The White Sox complete a sweep, 5-4, in Toronto as Mark Buehrle picks up his fifth win, Jermaine Dye hits his fifth homer, and Damaso Marte holds on for a terrifying save.
  • Toronto scored all their runs in one inning, in large part due to two fielding miscues by Juan Uribe. Buehrle scattered nine hits. Right now, he has been the least effective of the five Chicago starting pitchers. Think about that. He's 5-1 and he's been the worst. Amazing.
Other notes:
  • The way Ozzie handles the pitching staff is, I think, both revolutionary and reactionary. He doesn't seem to believe in thrashing the bullpen or LOOGYs or any of the other 1990s fads that plague baseball games. He doesn't pull his starters early, letting Buehrle pitch at least one inning further than I expected. And, finally, and most importantly, Ozzie doesn't worship at the Cult of the Closer, the baseball religion that you must have one pitcher who mystically can only be used when the specific Aristotlean criteria exist for The Save Opportunity. Virtually every other manager in baseball would have pulled Marte for Takatsu in the ninth today after the double. But by letting Marte wriggle off the hook, Ozzie showed Damaso he believes in him, a move that will almost certainly pay dividends down the road. He handles his pitchers the way they did in the 1970s and 1980s, which is, I think, more productive and more intelligent.
  • I don't think the SmartBall tagline is going to stick, and Winning Ugly doesn't really fit this team any more than it fits anybody else. Go-Go isn't really right for a team that bashes home runs. So what is the tagline?
  • Speaking of Smart, the 2005 White Sox seem to be full of reasonably intelligent ballplayers. Podsednik, Iguchi, and the two catchers are not stupid ballplayers. The two Cuban pitchers are shrewd. Takatsu makes up for lack of overpowering stuff with wicked finesse. Timo isn't a stupid player. They do make a few dunderheaded-looking baserunning mistakes from time to time, but all in all, I see calculated risks being taken.
  • The Twins are like the Terminator, they won't kill easy.
On to Tampa.

Saturday, May 07, 2005

23-7, Doctor [Longball], Doctor

The missing offense arrived today, smashed down the clubhouse door, and sacked Toronto's ballpark en route to a 10-7 win. Konerko hit two- and three-run shots, Iguchi and Uribe added two-run homers, and Aaron Rowand added a solo shot. Scott Podsednik stole four bases.
  • Jon Garland ran his record to 6-0 despite easily his least effective outing so far. The Jays hit him sort of hard, although I can't help think about three of the six runs he allowed were turf-aided. You have to pitch to the conditions, of course, but other than Russ Adams, nobody really hit him all that hard.
  • The Blue Jays can be one stupid baseball team. Losing by a half dozen, they were taking extra bases on fly balls and risking legging out doubles in situations where they were close plays and they were toying with the end of the inning. Losing by a ton, third base is not worth the risk, dudes.

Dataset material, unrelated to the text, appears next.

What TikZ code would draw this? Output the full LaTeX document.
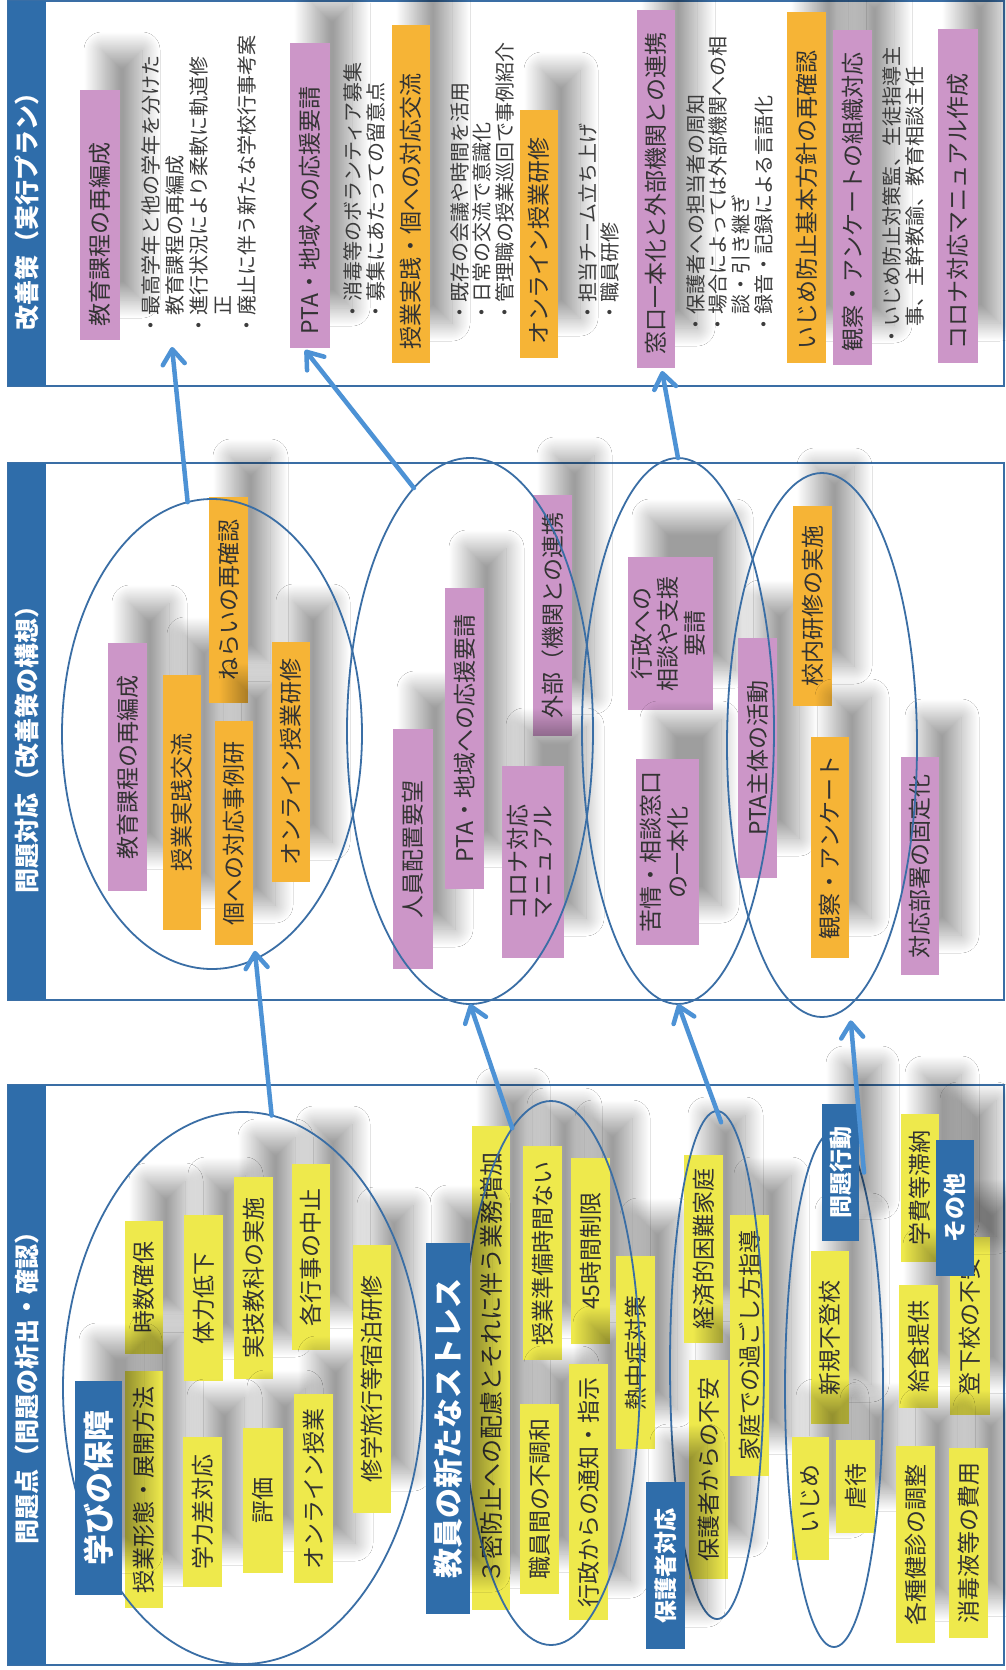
\documentclass[tikz,border=0pt]{standalone}
\usepackage{fontspec}
\setmainfont{Noto Sans CJK JP}
\usepackage{graphicx}
\usetikzlibrary{shapes.geometric,arrows.meta,shadows.blur}

\definecolor{frame}{RGB}{58,110,165}
\definecolor{hdr}{RGB}{47,109,170}
\definecolor{arrowc}{RGB}{77,146,213}
\definecolor{pinkc}{RGB}{204,150,200}
\definecolor{orangec}{RGB}{246,180,54}
\definecolor{yellowc}{RGB}{238,233,76}
\definecolor{txt}{RGB}{51,51,51}
\definecolor{note}{RGB}{60,60,60}

% text turned to read upwards
\newcommand{\vt}[1]{\rotatebox{90}{#1}}
\newcommand{\vtab}[2]{\rotatebox{90}{\begin{tabular}{@{}#1@{}}#2\end{tabular}}}

% box given by its corners: name, style, x1, y1, x2, y2, content
\newcommand{\bx}[7]{%
  \node[#2, minimum width={(#5-#3)*1pt}, minimum height={(#6-#4)*1pt}]
    (#1) at ({(#3+#5)/2},{(#4+#6)/2}) {#7};}
% same, text starting at the lower end of the box
\newcommand{\bxl}[7]{%
  \bx{#1}{#2}{#3}{#4}{#5}{#6}{\rotatebox{90}{\makebox[\dimexpr #6pt-#4pt-28pt\relax][l]{#7}}}}

\tikzset{
  panel/.style={rectangle, draw=frame, line width=2.4pt, fill=white, inner sep=0pt},
  hbar/.style={rectangle, fill=hdr, draw=none, inner sep=0pt},
  htext/.style={text=white, font=\fontsize{25}{28}\selectfont\bfseries, inner sep=0pt},
  card/.style={rectangle, draw=none, inner sep=0pt, outer sep=0pt, text=txt,
    font=\fontsize{23}{25}\selectfont,
    blur shadow={shadow xshift=22pt, shadow yshift=40pt, shadow blur radius=18pt,
      shadow blur steps=40, shadow opacity=38}},
  pk/.style={card, fill=pinkc},
  og/.style={card, fill=orangec},
  yl/.style={card, fill=yellowc},
  tag/.style={card, fill=hdr, text=white, font=\fontsize{23}{26}\selectfont\bfseries},
  notes/.style={anchor=south west, inner sep=0pt, text=note},
  grp/.style={ellipse, draw=frame, line width=1.8pt, inner sep=0pt, outer sep=0pt},
  flow/.style={draw=arrowc, line width=4.5pt, line cap=round,
    -{Straight Barb[length=15pt,width=22pt,round]}},
}

\begin{document}
\begin{tikzpicture}[x=1pt,y=-1pt]
\useasboundingbox[fill=white] (0,0) rectangle (1006,1670);

% ---- three panels with their header bars
\bx{pan1}{panel}{8}{1}{1004}{386}{}
\bx{pan2}{panel}{8}{463}{1004}{1000}{}
\bx{pan3}{panel}{8}{1085}{1004}{1665}{}
\bx{hb1}{hbar}{8}{1}{46}{386}{}
\bx{hb2}{hbar}{8}{463}{46}{1000}{}
\bx{hb3}{hbar}{8}{1085}{46}{1665}{}
\node[htext] (t1) at (27,205) {\vt{改善策（実行プラン）}};
\node[htext] (t2) at (27,743) {\vt{問題対応（改善策の構想）}};
\node[htext] (t3) at (27,1382) {\vt{問題点（問題の析出・確認）}};

% ---- plans
\bxl{p1a}{pk}{80}{90}{120}{340}{教育課程の再編成}
\bxl{p1b}{pk}{290}{43}{330}{348}{PTA・地域への応援要請}
\bxl{p1c}{og}{392}{25}{430}{363}{授業実践・個への対応交流}
\bxl{p1d}{og}{520}{110}{558}{358}{オンライン授業研修}
\bxl{p1e}{pk}{637}{10}{675}{368}{窓口一本化と外部機関との連携}
\bxl{p1f}{og}{787}{12}{826}{363}{いじめ防止基本方針の再確認}
\bxl{p1g}{pk}{833}{30}{872}{365}{観察・アンケートの組織対応}
\bxl{p1h}{pk}{938}{29}{978}{363}{コロナ対応マニュアル作成}

\node[notes, font=\fontsize{20}{24}\selectfont] (b1) at (141,336)
  {\vtab{l}{・最高学年と他の学年を分けた\\　教育課程の再編成\\・進行状況により柔軟に軌道修\\　正\\・廃止に伴う新たな学校行事考案}};
\node[notes, font=\fontsize{20}{21}\selectfont] (b2) at (343,322)
  {\vtab{l}{・消毒等のボランティア募集\\・募集にあたっての留意点}};
\node[notes, font=\fontsize{20}{20}\selectfont] (b3) at (450,323)
  {\vtab{l}{・既存の会議や時間を活用\\・日常の交流で意識化\\・管理職の授業巡回で事例紹介}};
\node[notes, font=\fontsize{20}{20}\selectfont] (b4) at (578,323)
  {\vtab{l}{・担当チーム立ち上げ\\・職員研修}};
\node[notes, font=\fontsize{20}{20}\selectfont] (b5) at (686,335)
  {\vtab{l}{・保護者への担当者の周知\\・場合によっては外部機関への相\\　談・引き継ぎ\\・録音・記録による言語化}};
\node[notes, font=\fontsize{20}{22}\selectfont] (b6) at (882,347)
  {\vtab{l}{・いじめ防止対策監、生徒指導主\\　事、主幹教諭、教育相談主任}};

% ---- responses
\bx{q1}{pk}{108}{643}{147}{891}{\vt{教育課程の再編成}}
\bx{q2}{og}{163}{675}{201}{930}{\vt{授業実践交流}}
\bx{q4}{og}{209}{497}{248}{703}{\vt{ねらいの再確認}}
\bx{q3}{og}{215}{721}{253}{945}{\vt{個への対応事例研}}
\bx{q5}{og}{272}{642}{310}{882}{\vt{オンライン授業研修}}
\bx{q6}{pk}{393}{729}{433}{969}{\vt{人員配置要望}}
\bx{q7}{pk}{445}{588}{484}{889}{\vt{PTA・地域への応援要請}}
\bx{q9}{pk}{533}{495}{572}{736}{\vt{外部（機関との連携}}
\bx{q8}{pk}{502}{766}{564}{958}{\vtab{l}{コロナ対応\\マニュアル}}
\bx{q10}{pk, font=\fontsize{23}{24}\selectfont}{628}{557}{713}{710}{\vtab{c}{行政への\\相談や支援\\要請}}
\bx{q11}{pk, font=\fontsize{23}{26}\selectfont}{636}{759}{699}{945}{\vtab{c}{苦情・相談窓口\\の一本化}}
\bx{q12}{pk}{738}{638}{777}{878}{\vt{PTA主体の活動}}
\bx{q13}{og}{793}{506}{832}{706}{\vt{校内研修の実施}}
\bx{q14}{og}{811}{737}{849}{958}{\vt{観察・アンケート}}
\bx{q15}{pk}{901}{757}{939}{975}{\vt{対応部署の固定化}}

% ---- problems
\bx{r3}{yl}{125}{1221}{163}{1354}{\vt{時数確保}}
\bx{r2}{yl}{125}{1371}{163}{1608}{\vt{授業形態・展開方法}}
\bx{r5}{yl}{184}{1215}{223}{1381}{\vt{体力低下}}
\bx{r4}{yl}{183}{1437}{222}{1587}{\vt{学力差対応}}
\bx{r7}{yl}{234}{1177}{273}{1379}{\vt{実技教科の実施}}
\bx{r6}{yl}{243}{1428}{283}{1573}{\vt{評価}}
\bx{r9}{yl}{292}{1164}{330}{1350}{\vt{各行事の中止}}
\bx{r8}{yl}{294}{1394}{333}{1583}{\vt{オンライン授業}}
\bx{r10}{yl}{353}{1245}{391}{1513}{\vt{修学旅行等宿泊研修}}
\bx{r12}{yl, font=\fontsize{24}{26}\selectfont}{472}{1126}{510}{1610}{\vt{３密防止への配慮とそれに伴う業務増加}}
\bx{r13}{yl}{523}{1146}{562}{1360}{\vt{授業準備時間ない}}
\bx{r15}{yl}{520}{1404}{559}{1594}{\vt{職員間の不調和}}
\bx{r14}{yl}{571}{1158}{610}{1344}{\vt{45時間制限}}
\bx{r16}{yl}{569}{1364}{608}{1620}{\vt{行政からの通知・指示}}
\bx{r17}{yl}{616}{1256}{655}{1449}{\vt{熱中症対策}}
\bx{r19}{yl}{684}{1155}{723}{1343}{\vt{経済的困難家庭}}
\bx{r20}{yl}{689}{1360}{728}{1579}{\vt{保護者からの不安}}
\bx{r21}{yl}{730}{1215}{769}{1476}{\vt{家庭での過ごし方指導}}
\bx{r23}{yl}{811}{1251}{849}{1424}{\vt{新規不登校}}
\bx{r24}{yl}{792}{1437}{829}{1560}{\vt{いじめ}}
\bx{r25}{yl}{836}{1440}{875}{1533}{\vt{虐待}}
\bx{r26}{yl}{901}{1114}{939}{1262}{\vt{学費等滞納}}
\bx{r28}{yl}{899}{1285}{938}{1408}{\vt{給食提供}}
\bx{r29}{yl}{950}{1237}{990}{1415}{\vt{登下校の不安}}
\bx{r30}{yl}{896}{1446}{935}{1643}{\vt{各種健診の調整}}
\bx{r31}{yl}{949}{1448}{988}{1638}{\vt{消毒液等の費用}}

% ---- groupings
\node[grp, minimum width=300pt, minimum height=470pt] (e1) at (212,734) {};
\node[grp, minimum width=246pt, minimum height=546pt] (e2) at (470,731) {};
\node[grp, minimum width=192pt, minimum height=546pt] (e3) at (678,731) {};
\node[grp, minimum width=190pt, minimum height=544pt] (e4) at (822,745) {};
\node[grp, minimum width=360pt, minimum height=552pt] (e5) at (243,1388) {};
\node[grp, minimum width=178pt, minimum height=544pt] (e6) at (551,1373) {};
\node[grp, minimum width=94pt, minimum height=508pt] (e7) at (717,1365) {};
\node[grp, minimum width=98pt, minimum height=516pt] (e8) at (834,1389) {};

% ---- group titles
\bx{r1}{tag, font=\fontsize{31}{34}\selectfont\bfseries}{75}{1381}{122}{1595}{\vt{学びの保障}}
\bx{r11}{tag, font=\fontsize{30}{33}\selectfont\bfseries}{426}{1243}{470}{1614}{\vt{教員の新たなストレス}}
\bx{r18}{tag}{646}{1482}{685}{1649}{\vt{保護者対応}}
\bx{r22}{tag}{822}{1104}{859}{1241}{\vt{問題行動}}
\bx{r27}{tag}{936}{1140}{974}{1276}{\vt{その他}}

% ---- connectors
\coordinate (a5tip) at (172,347);
\draw[flow, shorten >=-8pt] (e5.84) -- (e1.-79);
\draw[flow] (e6.99) -- (e2.south);
\draw[flow, shorten <=-12pt] (e7.north) -- (e3.south);
\draw[flow, shorten >=15pt] ([xshift=5pt]r22.east) -- (e4.-84);
\draw[flow] (e1.96) -- (a5tip);
\draw[flow] (e2.103) -- ([xshift=-5pt,yshift=-2pt]p1b.south);
\draw[flow] (e3.north) -- ([xshift=6pt,yshift=-3pt]p1e.south);
\end{tikzpicture}
\end{document}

22-7, the air of unreality, and the bodyguard of lies

Nobody wants to believe this is happening.

Twenty-nine games into the season, the White Sox have won more than three-fourths of their games. Of their seven losses, the White Sox could conceivably have won most of them. The pitching has been dominant beyond anybody's wildest dreams, and the offense, while slumping, has been effective enough to consistently generate enough runs to (as everybody now knows) seize a lead in every single game this year.

Everybody -- White Sox fans included -- is looking for the catch.

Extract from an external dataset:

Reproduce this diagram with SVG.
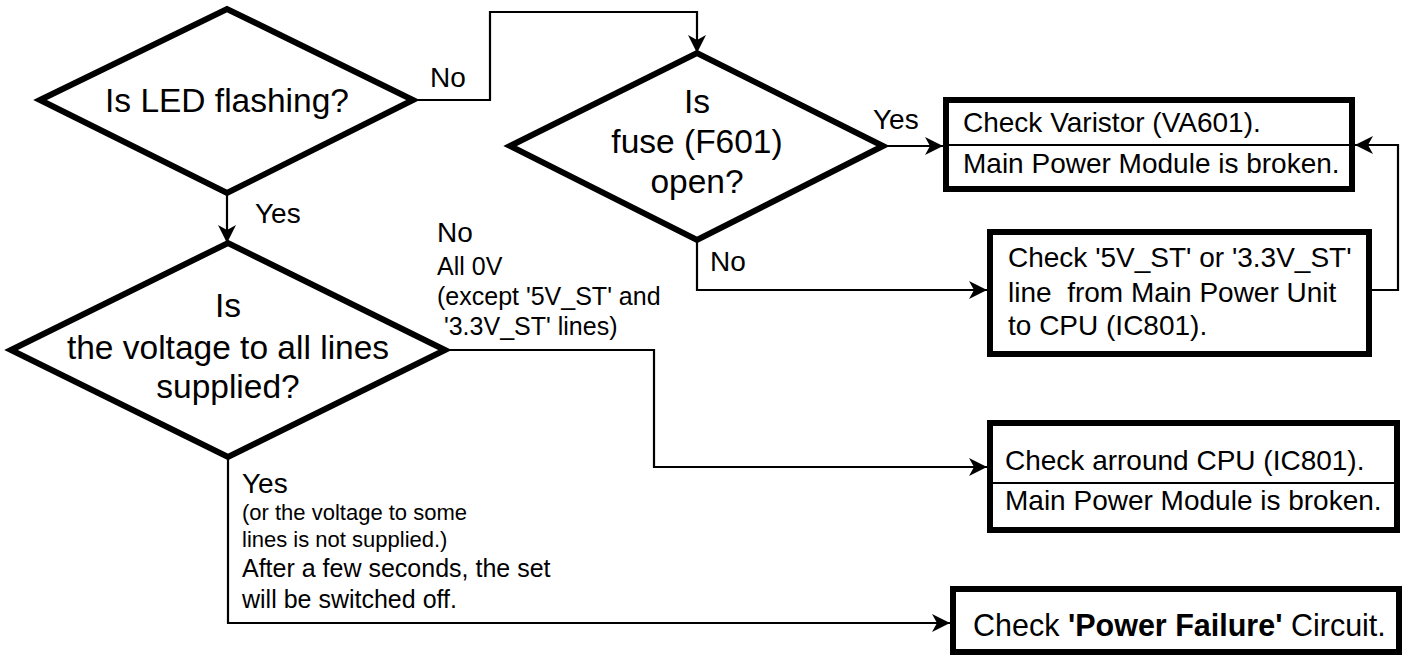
<svg xmlns="http://www.w3.org/2000/svg" width="1406" height="656" viewBox="0 0 1406 656">
<style>
text{font-family:"Liberation Sans",Arial,sans-serif;fill:#000}
.dq{font-size:33.5px;text-anchor:middle}
.bx{font-size:28px}
.lb{font-size:28px}
.sm{font-size:25px;white-space:pre}
.xs{font-size:22px}
.big{font-size:30.5px}
.shape{fill:#fff;stroke:#000;stroke-width:6}
.div{stroke:#000;stroke-width:2}
.conn{fill:none;stroke:#000;stroke-width:2.2}
</style>
<defs>
<marker id="arr" markerUnits="userSpaceOnUse" markerWidth="20" markerHeight="20" refX="18" refY="10" orient="auto">
<path d="M0,1 L18,10 L0,19 L5,10 Z" fill="#000"/>
</marker>
</defs>
<rect width="1406" height="656" fill="#fff"/>
<g id="connectors">
<path class="conn" d="M413,100 H490 V12 H697 V53" marker-end="url(#arr)"/>
<path class="conn" d="M227,193 V243" marker-end="url(#arr)"/>
<path class="conn" d="M883,146 H943" marker-end="url(#arr)"/>
<path class="conn" d="M697,240 V290 H987" marker-end="url(#arr)"/>
<path class="conn" d="M1372,290 H1398 V145 H1355" marker-end="url(#arr)"/>
<path class="conn" d="M445,350 H654 V467 H987" marker-end="url(#arr)"/>
<path class="conn" d="M228,457 V623 H950" marker-end="url(#arr)"/>
</g>
<g id="labels">
<text class="lb" x="430" y="87">No</text>
<text class="lb" x="873" y="129">Yes</text>
<text class="lb" x="710" y="271">No</text>
<text class="lb" x="255" y="223">Yes</text>
<text class="lb" x="437" y="242">No</text>
<text class="sm" x="437" y="275">All 0V</text>
<text class="sm" x="437" y="305">(except '5V_ST' and</text>
<text class="sm" x="437" y="335"> '3.3V_ST' lines)</text>
<text class="lb" x="242" y="493">Yes</text>
<text class="xs" x="242" y="520">(or the voltage to some</text>
<text class="xs" x="242" y="547">lines is not supplied.)</text>
<text class="sm" x="242" y="577">After a few seconds, the set</text>
<text class="sm" x="242" y="608">will be switched off.</text>
</g>
<g id="d1">
<polygon class="shape" points="40,100 227,9 413,100 227,193"/>
<text class="dq" x="227" y="112">Is LED flashing?</text>
</g>
<g id="d2">
<polygon class="shape" points="510,146 697,53 883,146 697,240"/>
<text class="dq" x="697" y="113">Is</text>
<text class="dq" x="697" y="153">fuse (F601)</text>
<text class="dq" x="697" y="193">open?</text>
</g>
<g id="d3">
<polygon class="shape" points="11,350 228,243 445,350 228,457"/>
<text class="dq" x="228" y="317">Is</text>
<text class="dq" x="228" y="359">the voltage to all lines</text>
<text class="dq" x="228" y="398">supplied?</text>
</g>
<g id="box1">
<rect class="shape" x="946" y="100" width="406" height="89"/>
<line class="div" x1="946" y1="145" x2="1352" y2="145"/>
<text class="bx" x="963" y="132">Check Varistor (VA601).</text>
<text class="bx" x="963" y="173">Main Power Module is broken.</text>
</g>
<g id="box2">
<rect class="shape" x="990" y="232" width="379" height="122"/>
<text class="bx" x="1008" y="267">Check '5V_ST' or '3.3V_ST'</text>
<text class="bx" x="1008" y="302" style="white-space:pre">line  from Main Power Unit</text>
<text class="bx" x="1008" y="335">to CPU (IC801).</text>
</g>
<g id="box3">
<rect class="shape" x="990" y="423" width="407" height="107"/>
<line class="div" x1="990" y1="483" x2="1397" y2="483"/>
<text class="bx" x="1005" y="470">Check arround CPU (IC801).</text>
<text class="bx" x="1005" y="510">Main Power Module is broken.</text>
</g>
<g id="box4">
<rect class="shape" x="953" y="589" width="446" height="63"/>
<text class="big" x="973" y="636">Check <tspan font-weight="bold">'Power Failure'</tspan> Circuit.</text>
</g>
</svg>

Of course there's a catch. No team is this good. No team plays .759 ball for an entire season. Sooner or later the White Sox will come down to Earth.

But where is Earth? Before the season started, it would have been assumed to be below .500. Joe Sheehan at Baseball Prospectus, basing his prediction on either a hunch or an irrational hatred of Ozzie Guillen (or both), projected a 90 loss season. Most "analysts", ignoring Bill James' Plexiglas Principle, treated the Indians' shocking improvement last year as only the beginning and picked the Indians to challenge the Twins, relegating the White Sox to third or fourth. Some even suggested the White Sox were as bad as the Royals.

They were all smoking baseball crack. Nobody in their right mind would have forecast the White Sox where they are now, but the team's structure really wasn't worse that the 2004 team that won 83 games and there was a clear upside to the starting pitching and the bullpen. There was no objective reason to believe the White Sox -- barring a string of horrible bad luck, of course -- would fall 20 games of more below .500. There was every reason to believe that 83 to 86 wins would be the reasonable expectation.

The principal reason, I believe, that these analysts made their predictions was they liked what Mark Shapiro said and disliked what Kenny Williams and Ozzie Guillen said. The possibility that what they were saying was PR and not an exposition of strategy didn't seem to occur to anybody. They didn't like the Carlos Lee trade, but then again, they didn't watch Carlos play every day, and they failed to understand the idea of "buy low, sell high". If Scott Podsednik flops (which could still happen), the Sox replace him with Brian Anderson and are out a few bucks. If Carlos flops (which is happening), the Brewers are out eight megabucks and can't realistically do anything at all.

I don't know where 'Earth' is. I don't know what record the White Sox will end up with. I do know that bad teams don't win 22 of 29 even against mediocre competition.

Friday, May 06, 2005

Why?

Why Johnny Mostil's Razor?

It's a pun, on Occam's Razor, the principle of logic that (essentially) the simplest explanation that fits is the best one; and on Johnny Mostil, the 1920's White Sox outfielder who, coincidentally, happened to cut himself up (non-fatally) with a straight razor. The title symbolizes the psychotic break that is White Sox fandom.